Advent | Day 13
Friday, December 9
- Psalms 31, 35
- Haggai 1.1-15
- Revelation 2.18-29
- Matthew 23.27-39
“Blessed is the one who comes in the name of the Lord.”
Our scripture passage for today is a jarring reminder of what, and who, it is that we are waiting for. In a season of holiday cheer and gift-giving, Jesus’ “Woe to you . . .” speeches are as out of place as noisy protesters. Having grown up on a steady diet of television, I know full well that it’s easier to spend the month of December encouraging good will among men. Calling people hypocrites and snakes and murderers is not at all what we’re supposed to be doing now!
Yet, Jesus points us towards something very important if we are to grasp Advent fully. While God eagerly waits to gather us all together (like a hen gathering her brood), in order to even recognize the one who comes in the name of the Lord, we have work to do.
We know that the world is unjust and Advent is a time for us to take stock of our own roles in injustice.
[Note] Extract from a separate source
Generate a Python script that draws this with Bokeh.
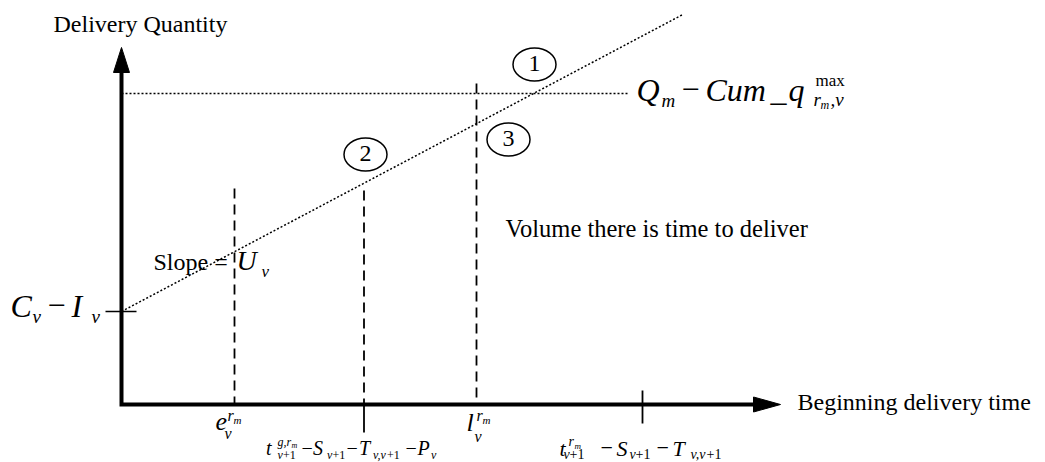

Too often we, like the Pharisees of Jesus’ rebuke, see injustice as a result of what is happened in the past. We would not have condoned slavery, or Jim Crow laws, or economic inequality, or anything of the other things that are still evident in our time. Jesus demands, however, that we understand our own complicity in these things.
It is then that we are able to recognize the One who comes in the name of the Lord. Jesus is the one who calls us to an examined life—not just for its own sake, but so that we can recognize his efforts to reconcile the world back to God. The Pharisees who rejected Jesus did so because they could not recognize him as the one God had sent, just as they could not see their own responsibility to God’s work of reconciliation.
As I write this, people all over America are involved in contentious debates about justice and our economic systems and our ways of life. Perhaps by Christmas, the Occupy Wall Street movement(s) will be several months old and will likely still be a main feature in news coverage and national conversation. Regardless of our own experiences and thoughts about the issues, this movement should compel us to occupy the space of Advent in a way that allows us an honest look at our own roles in the injustice we see around us. May we, in the words of one my friends, hear the call to “occupy our own streets” so that we might truly find ourselves saying, “Blessed is he who comes in the name of the Lord.”